Eventually finding the exhibition, the café presents an opportunity for refreshments at very reasonable prices served by the friendly Melet, before exploring the reflective paintings.
Artist Raheel Khan, said: “I am thrilled to be curating this exhibition for The Aziz Foundation and to contribute to a project that celebrates shared humanity, the exhibition creates space for reflection, dialogue and moments of unexpected connection between visitors.”
Artists were invited to submit works reflecting shared religious values in the community. Twenty artists contributions are exhibited representative of the three Abrahamic faiths and Buddhism.
The free exhibition opened at the beginning of Ramadan and concludes on 22 March.
Retired librarian John Woodhouse studied Christianity and Interfaith relations at Heythrop College and in 2013 founded Westminster Cathedral ‘s interfaith group. His oil on canvas ‘Desperate to Land,’ depicting the plight of children and families sailing in a perilous dinghy to seek refuge was previously exhibited at an exhibition at Farm Street Church.
Meg Wroe has created a series of icons inspired by Rublev’s ‘The Hospitality of Abraham’, the Biblical account of hospitality to strangers who turned out to be angels. She asked three refugees of differing heritage, including a Muslim woman, to sit for the angels in her latest representation. Painted in acrylic and gold leaf on vibrant green and multi coloured fabric from the Democratic Republic of Congo, the country one of the models originated from. It highlights the saying that in offering hospitality to strangers we may be entertaining angles unaware.
A particularly luminous drawing is ‘Candle of Hope’ by Chinese Christian Alan Ying, of a face deep in contemplation, illumined by a single candlelit flame. Worked in charcoal on paper it produces an image of radiant reflection, sign of hope and inspirational light in the darkness.
Using Acrylic and gold leaf on canvas ‘The Flow of Mercy’ by Islamic artist Faaizah Shaban depicts strong hands emerging downwards through the clouds ,cupping flowing water that also encapsulates a Sufi mystic dancing in the palm of the Divine. The everlasting water descends into a pool and bathes a prostrated figure deep in prayer and nourishes the ground where three flowers have burst into bloom.

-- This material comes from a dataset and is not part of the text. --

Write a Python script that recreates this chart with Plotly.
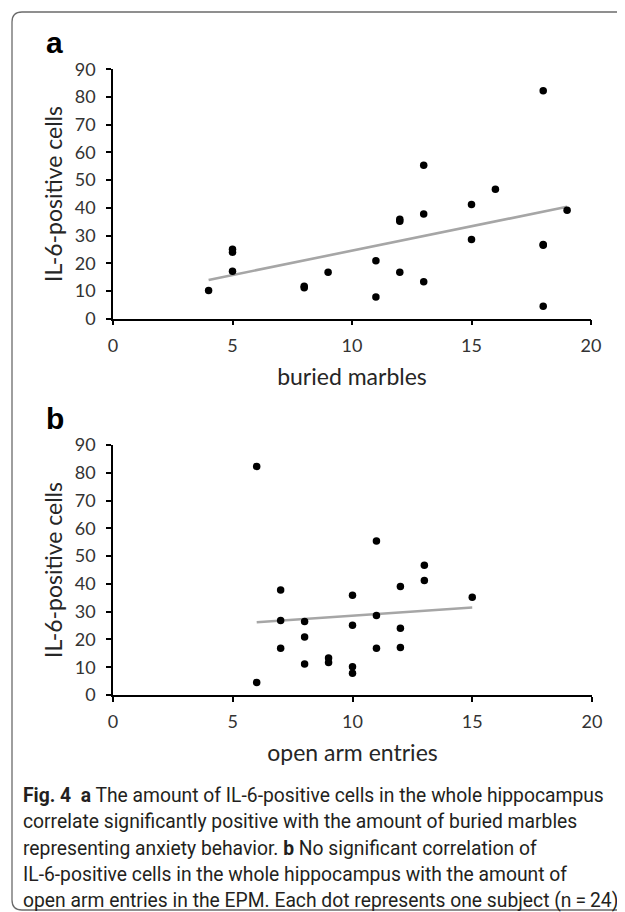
import plotly.graph_objects as go

# ---- data ----
il6_cells = [82.3, 55.4, 46.7, 41.2, 39.1, 37.8, 35.9, 35.2, 28.6, 26.8, 26.5, 25.1,
             24.0, 20.9, 17.1, 16.8, 16.8, 13.3, 11.7, 11.2, 10.2, 7.8, 4.5]
buried_marbles = [18, 13, 16, 15, 19, 13, 12, 12, 15, 18, 18, 5,
                  5, 11, 5, 9, 12, 13, 8, 8, 4, 11, 18]
open_arm_entries = [6, 11, 13, 13, 12, 7, 10, 15, 11, 7, 8, 10,
                    12, 8, 12, 7, 11, 9, 9, 8, 10, 10, 6]
trend_a_x = [4, 19]
trend_a_y = [14.0, 40.4]
trend_b_x = [6, 15]
trend_b_y = [26.2, 31.5]
x_ticks = [0, 5, 10, 15, 20]
y_ticks = [0, 10, 20, 30, 40, 50, 60, 70, 80, 90]

OFF = 8  # page body margin
W, H = 625 - OFF, 912 - OFF


def px(x):
    return (x - OFF) / W


def py(y):
    return 1 - (y - OFF) / H


fig = go.Figure()

for xs, tx, ty, xa, ya in [
    (buried_marbles, trend_a_x, trend_a_y, "x", "y"),
    (open_arm_entries, trend_b_x, trend_b_y, "x2", "y2"),
]:
    fig.add_trace(go.Scatter(x=tx, y=ty, mode="lines", xaxis=xa, yaxis=ya,
                             line=dict(color="#a6a6a6", width=2.6), hoverinfo="skip"))
    fig.add_trace(go.Scatter(x=xs, y=il6_cells, mode="markers", xaxis=xa, yaxis=ya,
                             cliponaxis=False,
                             marker=dict(color="black", size=7.5)))

tick_font = dict(family="Lato, Open Sans, sans-serif", size=18, color="#333333")
title_font = dict(family="Lato, Open Sans, sans-serif", size=23, color="#262626")

common_x = dict(range=[0, 20], tickvals=x_ticks, showline=True, linecolor="black",
                linewidth=1.5, ticks="outside", ticklen=5, tickwidth=1.5, tickcolor="black",
                showgrid=False, zeroline=False, tickfont=tick_font, fixedrange=True,
                ticklabelstandoff=5, automargin=False)
common_y = dict(range=[0, 90], tickvals=y_ticks, showline=True, linecolor="black",
                linewidth=1.5, ticks="outside", ticklen=5, tickwidth=1.5, tickcolor="black",
                showgrid=False, zeroline=False, tickfont=tick_font, fixedrange=True,
                ticklabelstandoff=7, automargin=False)

fig.update_layout(
    width=W, height=H,
    margin=dict(l=0, r=0, t=0, b=0),
    paper_bgcolor="white", plot_bgcolor="white",
    showlegend=False,
    xaxis=dict(common_x, domain=[px(113), px(591)], anchor="y",
               title=dict(text="buried marbles", font=title_font, standoff=14)),
    yaxis=dict(common_y, domain=[py(318.7), py(69.3)], anchor="x",
               title=dict(text="IL-6-positive cells", font=title_font, standoff=6)),
    xaxis2=dict(common_x, domain=[px(113), px(592)], anchor="y2",
                title=dict(text="open arm entries", font=title_font, standoff=14)),
    yaxis2=dict(common_y, domain=[py(695), py(445)], anchor="x2",
                title=dict(text="IL-6-positive cells", font=title_font, standoff=6)),
)

# frame with rounded left corners
r = 10
path = (f"M {px(650)},{py(12)} L {px(12 + r)},{py(12)} "
        f"Q {px(12)},{py(12)} {px(12)},{py(12 + r)} "
        f"L {px(12)},{py(910 - r)} Q {px(12)},{py(910)} {px(12 + r)},{py(910)} "
        f"L {px(650)},{py(910)}")
fig.add_shape(type="path", path=path, xref="paper", yref="paper",
              line=dict(color="#6b6b6b", width=1.3))

# panel labels
for lab, y in [("a", 42), ("b", 418)]:
    fig.add_annotation(text=f"<b>{lab}</b>", x=px(44), y=py(y), xref="paper", yref="paper",
                       xanchor="left", yanchor="middle", showarrow=False,
                       font=dict(family="Liberation Sans, Arial, sans-serif", size=30, color="black"))

caption_lines = [
    "<b>Fig. 4</b>  <b>a</b> The amount of IL-6-positive cells in the whole hippocampus",
    "correlate significantly positive with the amount of buried marbles",
    "representing anxiety behavior. <b>b</b> No significant correlation of",
    "IL-6-positive cells in the whole hippocampus with the amount of",
    "open arm entries in the EPM. Each dot represents one subject (n\u2009=\u200924)",
]
cap_y = [795, 821, 848, 874, 900]
for t, y in zip(caption_lines, cap_y):
    fig.add_annotation(text=t, x=px(21), y=py(y), xref="paper", yref="paper",
                       xanchor="left", yanchor="middle", showarrow=False,
                       font=dict(family="Roboto, sans-serif", size=19.3, color="#231f20"))

fig.write_html("out.html")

It has Christian resonances of Eden and Christ as the Living Water, and Jewish and Christian Wisdom literature ‘.
‘The Garden of the Soul’ in poplar plywood exemplifies Islamic art and geometry in an intricate, layered design, laser cut and hand finished by Mohammed Aaqib Anvarmia. Differing wood stains add colour to the raised flower and leaf detail.
Jewish artist Beverley-Jane Stewart contributes three works, montages of the changing scenes of Jewish life in Britain. ‘Adapting to Change’ 2026 reflects on Jewish life in Cheetham Hill. ‘The Story of the East End of London’ 2005, places synagogues, markets and civic buildings within a shared urban history shaped by migration and cooperation.
Italian painter and sculptor Marcello Silvestri is well known internationally. His work draws inspiration from Mediterranean landscapes, reflecting on faith and ecology. The print of his ‘Abraham Counting the Stars’ 1995, illustrates the common roots of the three monotheistic faiths, Judaism, Christianity and Islam. The outsized stars are highlighted by a rainbow sunset emphasising God’s promise that Abraham’s descendants shall be as multitudinous as the stars. The picture was selected for the poster of the 26th edition of the Religion Today Film Festival in 2023 .
One of the first of Marcello’s abstract works ‘Logos – The Word”,2013, is a tri-dimensional piece on board with paint, sand and wooden applications, is also exhibited. Reflecting on the Word of God that emerges from ancient sacred texts and symbols as well as from the Jewish-Christian tradition, it was selected by the Gregorian University Press for the poster celebrating its 100th anniversary in 2013.
Ramadan and Lent coincide this year, so this exhibition has an added significance in the turmoil of world conflicts for people of faith to gain a shared inspiration through the reflective light of art.